Wilayah gereja tersebut kemudian dipimpin oleh Kolonel Hasegawa (Atsuro Watabe). Hasegawa terkenal dengan kelembutan dalam memberikan rasa aman bagi murid-murid gereja. Namun ternyata ada agenda terselubung dibalik topengnya. Ia merencanakan siasat licik dengan mengundang murid-murid gereja untuk menghadiri pesta perayaan atas pendudukan Jepang di Nanking. John yang sedari awal menaruh kecurigaan mengkhawatirkan keselamatan para murid. Ia kemudian menolak permintaan Hasegawa tersebut. Namun, ia akhirnya luluh ketika mendengar Hasegawa bersikukuh dengan dalih perintah dari Kekaisaran Jepang.
Dengan bantuan Yu Mo (Ni Ni), John mencari ide untuk menyelamatkan murid-murid gereja. Hingga pada akhirnya ia memanfaatkan keahliannya dalam hal merias mayat. Ia kemudian mendandani para pelacur seperti penampilan murid gereja beserta seragam dan potongan rambut bob. Hal ini merupakan langkah besar yang dilakukan Yu Mo bersama pelacur lainnya untuk merubah stigma bahwa “Pelacur tidak akan peduli dengan kondisi negara yang sedang terjajah.”
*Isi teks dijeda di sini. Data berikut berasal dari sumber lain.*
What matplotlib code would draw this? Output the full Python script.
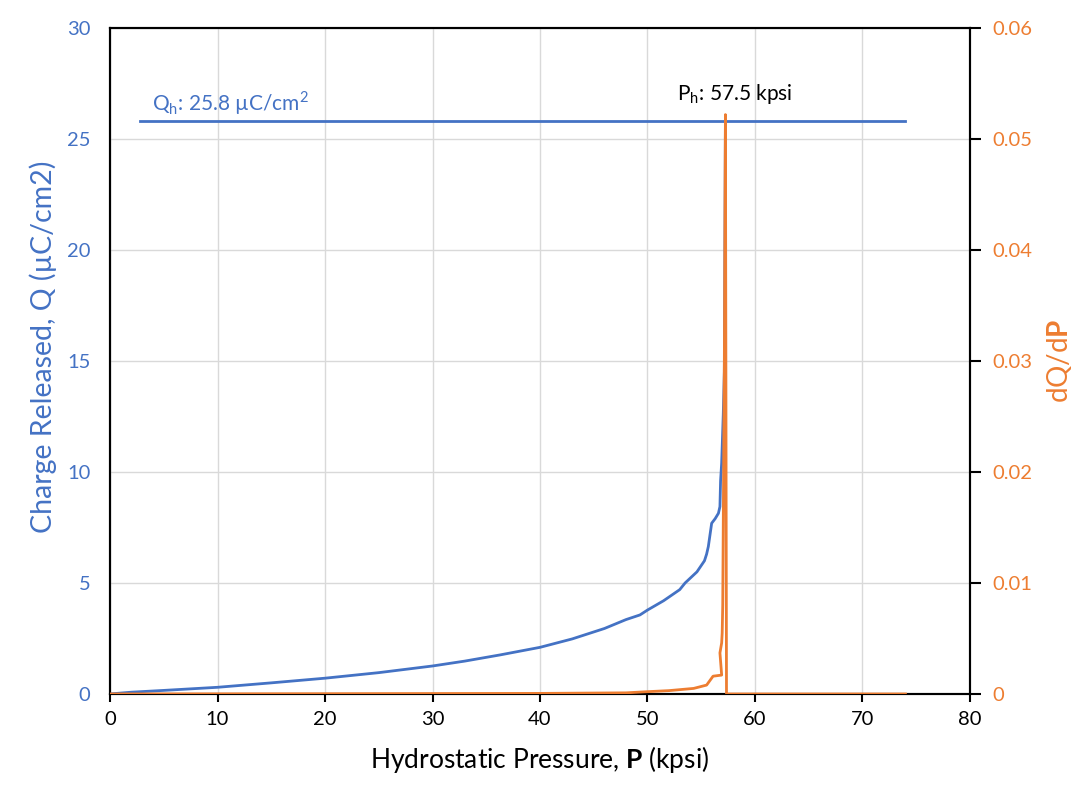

Sebagaimana penjajahan Jepang di berbagai negara lainnya, penjajahan di Nanking juga tidak lepas dari Jugun Ianfu atau perempuan yang menjadi korban kebiadaban nafsu tentara Jepang. Film ini terlihat ingin menunjukkan bahwa harga diri seorang pelacur tidak semurah peluru tentara Jepang. Meski status sosial mereka dianggap rendah, seyogyanya mereka juga memiliki jiwa nasionalisme. Termasuk yang dilakukan oleh Yu Mo, salah satu pelacur yang mengajak teman-temannya untuk menyelamatkan Shu dan murid gereja lainnya dari jeratan Jepang.
Aksi heroik dalam perang tidak banyak ditampilkan dalam film ini, kecuali aksi dari Mayor Li yang memberangus segelintir tentara Jepang. Itupun dengan kadar yang tak lebih dari 15 menit. Bagi mereka yang menyukai drama perang, film ini akan mambawa penonton hanyut dalam suasana ketakutan dan meraskaan kegeraman atas kekejaman tentara Jepang. Film ini tidak terlalu mengulas pikiran seperti halnya film-film perang lainnya macam Saving Private Ryan atau Braveheart. Karena dalam durasi hampir tiga jam, penonton akan lebih banyak disuguhi kekejaman dan keganasan tentara Jepang terhadap warga Nanking.